## WHAT YOU HAVE TO DO
Include in the output exactly the lines from the opening of the data through the line containing "-15, -10, -5, 0];", and nothing more.

/---

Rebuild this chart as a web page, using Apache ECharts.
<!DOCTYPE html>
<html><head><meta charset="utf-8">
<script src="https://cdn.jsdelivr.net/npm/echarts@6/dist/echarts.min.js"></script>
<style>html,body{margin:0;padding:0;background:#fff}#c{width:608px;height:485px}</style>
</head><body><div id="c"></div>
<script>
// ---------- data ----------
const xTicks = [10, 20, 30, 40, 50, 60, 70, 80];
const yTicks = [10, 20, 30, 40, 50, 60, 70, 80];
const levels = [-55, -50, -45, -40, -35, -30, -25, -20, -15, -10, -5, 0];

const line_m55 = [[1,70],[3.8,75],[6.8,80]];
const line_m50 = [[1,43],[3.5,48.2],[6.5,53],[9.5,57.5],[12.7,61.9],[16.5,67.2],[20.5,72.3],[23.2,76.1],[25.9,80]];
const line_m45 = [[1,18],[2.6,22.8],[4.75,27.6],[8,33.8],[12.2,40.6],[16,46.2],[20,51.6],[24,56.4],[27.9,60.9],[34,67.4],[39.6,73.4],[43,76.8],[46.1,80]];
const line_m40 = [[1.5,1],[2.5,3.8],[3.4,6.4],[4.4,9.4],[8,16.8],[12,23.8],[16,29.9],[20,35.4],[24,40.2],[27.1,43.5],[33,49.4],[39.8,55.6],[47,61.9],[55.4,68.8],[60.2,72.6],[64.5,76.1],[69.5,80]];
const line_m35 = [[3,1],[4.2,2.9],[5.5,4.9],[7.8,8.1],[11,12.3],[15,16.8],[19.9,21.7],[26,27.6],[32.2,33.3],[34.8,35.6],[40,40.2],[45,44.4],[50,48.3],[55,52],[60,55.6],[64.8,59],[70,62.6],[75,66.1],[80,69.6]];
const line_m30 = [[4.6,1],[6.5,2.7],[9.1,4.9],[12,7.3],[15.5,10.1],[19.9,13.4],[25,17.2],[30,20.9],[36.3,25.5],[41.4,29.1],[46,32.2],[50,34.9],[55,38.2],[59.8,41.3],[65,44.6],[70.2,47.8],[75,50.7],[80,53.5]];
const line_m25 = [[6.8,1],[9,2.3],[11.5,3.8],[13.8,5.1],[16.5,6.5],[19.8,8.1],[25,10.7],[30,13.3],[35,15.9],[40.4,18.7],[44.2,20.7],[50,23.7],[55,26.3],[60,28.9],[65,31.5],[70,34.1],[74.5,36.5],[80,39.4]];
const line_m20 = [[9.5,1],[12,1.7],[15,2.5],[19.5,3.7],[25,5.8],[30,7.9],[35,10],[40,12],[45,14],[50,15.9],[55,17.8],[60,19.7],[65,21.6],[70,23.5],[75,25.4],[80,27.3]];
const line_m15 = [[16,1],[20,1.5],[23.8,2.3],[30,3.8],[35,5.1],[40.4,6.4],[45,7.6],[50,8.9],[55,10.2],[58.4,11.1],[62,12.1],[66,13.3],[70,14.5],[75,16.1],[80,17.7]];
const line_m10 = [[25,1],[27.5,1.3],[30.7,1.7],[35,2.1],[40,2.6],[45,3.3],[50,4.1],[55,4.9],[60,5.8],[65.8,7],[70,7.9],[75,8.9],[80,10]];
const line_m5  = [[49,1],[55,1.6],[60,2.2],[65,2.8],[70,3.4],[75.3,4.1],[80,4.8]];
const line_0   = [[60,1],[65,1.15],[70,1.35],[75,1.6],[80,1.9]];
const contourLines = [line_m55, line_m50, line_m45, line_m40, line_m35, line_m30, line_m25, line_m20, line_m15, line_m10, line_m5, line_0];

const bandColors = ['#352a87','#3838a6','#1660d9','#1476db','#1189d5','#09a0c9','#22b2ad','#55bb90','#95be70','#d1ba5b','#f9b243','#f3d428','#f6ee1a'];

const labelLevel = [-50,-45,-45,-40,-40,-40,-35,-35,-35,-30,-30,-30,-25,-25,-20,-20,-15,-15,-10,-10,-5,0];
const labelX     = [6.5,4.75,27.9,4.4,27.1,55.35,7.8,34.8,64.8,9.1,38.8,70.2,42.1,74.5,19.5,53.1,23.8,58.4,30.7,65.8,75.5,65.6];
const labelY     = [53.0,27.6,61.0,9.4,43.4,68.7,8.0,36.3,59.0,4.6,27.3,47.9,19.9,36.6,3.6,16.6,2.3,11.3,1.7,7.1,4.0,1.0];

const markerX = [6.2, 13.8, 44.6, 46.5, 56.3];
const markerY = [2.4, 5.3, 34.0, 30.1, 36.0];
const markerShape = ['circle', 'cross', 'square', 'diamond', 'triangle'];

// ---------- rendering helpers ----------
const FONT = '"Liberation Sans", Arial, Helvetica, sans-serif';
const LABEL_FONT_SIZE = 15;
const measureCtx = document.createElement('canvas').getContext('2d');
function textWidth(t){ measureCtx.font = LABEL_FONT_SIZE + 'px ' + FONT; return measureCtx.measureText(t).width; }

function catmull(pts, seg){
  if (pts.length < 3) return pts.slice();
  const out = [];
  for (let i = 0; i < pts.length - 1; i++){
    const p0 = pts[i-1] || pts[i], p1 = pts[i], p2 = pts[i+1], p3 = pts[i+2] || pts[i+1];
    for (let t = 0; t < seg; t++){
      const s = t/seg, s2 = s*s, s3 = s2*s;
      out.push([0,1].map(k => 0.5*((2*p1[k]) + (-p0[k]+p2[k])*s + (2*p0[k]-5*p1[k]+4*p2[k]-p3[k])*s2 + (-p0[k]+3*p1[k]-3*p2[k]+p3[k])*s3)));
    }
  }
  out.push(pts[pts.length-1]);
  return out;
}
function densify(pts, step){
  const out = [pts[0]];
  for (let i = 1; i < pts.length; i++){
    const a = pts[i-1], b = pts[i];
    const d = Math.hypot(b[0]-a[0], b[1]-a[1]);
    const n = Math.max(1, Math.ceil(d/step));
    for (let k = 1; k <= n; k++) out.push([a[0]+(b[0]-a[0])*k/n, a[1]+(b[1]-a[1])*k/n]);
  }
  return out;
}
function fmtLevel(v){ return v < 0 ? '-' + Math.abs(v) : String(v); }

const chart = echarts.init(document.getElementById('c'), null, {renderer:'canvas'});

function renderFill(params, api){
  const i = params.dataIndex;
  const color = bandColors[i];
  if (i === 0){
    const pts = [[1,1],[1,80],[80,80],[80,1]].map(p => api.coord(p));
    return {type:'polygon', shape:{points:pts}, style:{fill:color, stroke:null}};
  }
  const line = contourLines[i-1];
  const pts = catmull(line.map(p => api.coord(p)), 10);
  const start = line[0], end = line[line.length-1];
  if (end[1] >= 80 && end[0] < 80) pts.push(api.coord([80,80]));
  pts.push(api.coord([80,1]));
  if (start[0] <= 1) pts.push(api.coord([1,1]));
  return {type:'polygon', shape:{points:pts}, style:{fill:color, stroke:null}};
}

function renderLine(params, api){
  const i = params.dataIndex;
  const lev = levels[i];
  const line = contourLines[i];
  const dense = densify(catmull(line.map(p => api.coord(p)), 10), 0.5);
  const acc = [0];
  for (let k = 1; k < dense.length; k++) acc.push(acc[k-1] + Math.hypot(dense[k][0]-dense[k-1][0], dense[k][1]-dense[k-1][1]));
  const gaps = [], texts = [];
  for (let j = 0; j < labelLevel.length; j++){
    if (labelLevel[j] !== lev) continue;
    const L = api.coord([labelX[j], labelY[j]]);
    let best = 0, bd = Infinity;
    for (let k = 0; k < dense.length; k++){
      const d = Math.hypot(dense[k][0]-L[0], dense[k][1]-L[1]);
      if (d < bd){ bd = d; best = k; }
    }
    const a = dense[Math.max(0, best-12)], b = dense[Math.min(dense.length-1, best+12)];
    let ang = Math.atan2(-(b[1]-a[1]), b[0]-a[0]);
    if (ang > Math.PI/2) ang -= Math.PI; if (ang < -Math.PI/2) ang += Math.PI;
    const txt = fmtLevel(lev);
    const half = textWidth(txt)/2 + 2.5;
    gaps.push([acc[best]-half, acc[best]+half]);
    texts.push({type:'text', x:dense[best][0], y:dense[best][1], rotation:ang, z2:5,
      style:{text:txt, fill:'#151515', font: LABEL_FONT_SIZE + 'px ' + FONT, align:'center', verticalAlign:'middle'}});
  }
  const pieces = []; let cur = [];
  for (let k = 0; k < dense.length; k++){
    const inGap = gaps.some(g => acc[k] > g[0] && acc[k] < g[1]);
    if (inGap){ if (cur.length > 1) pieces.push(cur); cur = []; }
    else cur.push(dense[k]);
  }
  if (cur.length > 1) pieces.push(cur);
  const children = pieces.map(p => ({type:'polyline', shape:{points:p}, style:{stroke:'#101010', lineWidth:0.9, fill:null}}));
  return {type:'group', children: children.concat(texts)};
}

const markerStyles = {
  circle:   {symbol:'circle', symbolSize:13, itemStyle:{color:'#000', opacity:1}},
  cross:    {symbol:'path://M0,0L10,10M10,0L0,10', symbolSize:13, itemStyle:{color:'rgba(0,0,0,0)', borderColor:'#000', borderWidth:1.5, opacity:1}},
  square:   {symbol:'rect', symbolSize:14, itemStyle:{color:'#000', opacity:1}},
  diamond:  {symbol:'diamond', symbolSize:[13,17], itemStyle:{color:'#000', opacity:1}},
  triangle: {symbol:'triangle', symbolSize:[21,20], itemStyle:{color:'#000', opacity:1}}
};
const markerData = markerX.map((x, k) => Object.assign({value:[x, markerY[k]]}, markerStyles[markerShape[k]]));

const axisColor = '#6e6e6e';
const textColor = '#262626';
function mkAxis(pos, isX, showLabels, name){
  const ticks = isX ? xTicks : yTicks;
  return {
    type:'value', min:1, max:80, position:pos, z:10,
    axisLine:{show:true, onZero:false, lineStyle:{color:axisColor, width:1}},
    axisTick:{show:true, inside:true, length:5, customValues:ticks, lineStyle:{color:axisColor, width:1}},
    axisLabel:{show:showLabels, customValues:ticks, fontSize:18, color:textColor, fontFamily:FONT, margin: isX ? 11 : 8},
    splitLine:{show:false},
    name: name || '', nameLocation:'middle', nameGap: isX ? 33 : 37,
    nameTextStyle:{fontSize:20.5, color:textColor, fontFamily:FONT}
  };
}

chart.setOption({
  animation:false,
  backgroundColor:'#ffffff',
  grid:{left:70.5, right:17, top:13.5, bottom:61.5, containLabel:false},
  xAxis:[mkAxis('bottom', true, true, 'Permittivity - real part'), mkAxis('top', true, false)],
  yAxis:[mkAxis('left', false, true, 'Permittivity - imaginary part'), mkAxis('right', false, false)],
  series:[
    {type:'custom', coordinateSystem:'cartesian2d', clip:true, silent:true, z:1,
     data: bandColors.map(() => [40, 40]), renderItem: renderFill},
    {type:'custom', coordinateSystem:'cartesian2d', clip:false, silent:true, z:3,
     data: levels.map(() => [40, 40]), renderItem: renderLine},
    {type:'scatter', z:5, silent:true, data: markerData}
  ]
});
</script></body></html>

\---

## RESPONSE
Rebuild this chart as a web page, using Apache ECharts.
<!DOCTYPE html>
<html><head><meta charset="utf-8">
<script src="https://cdn.jsdelivr.net/npm/echarts@6/dist/echarts.min.js"></script>
<style>html,body{margin:0;padding:0;background:#fff}#c{width:608px;height:485px}</style>
</head><body><div id="c"></div>
<script>
// ---------- data ----------
const xTicks = [10, 20, 30, 40, 50, 60, 70, 80];
const yTicks = [10, 20, 30, 40, 50, 60, 70, 80];
const levels = [-55, -50, -45, -40, -35, -30, -25, -20, -15, -10, -5, 0];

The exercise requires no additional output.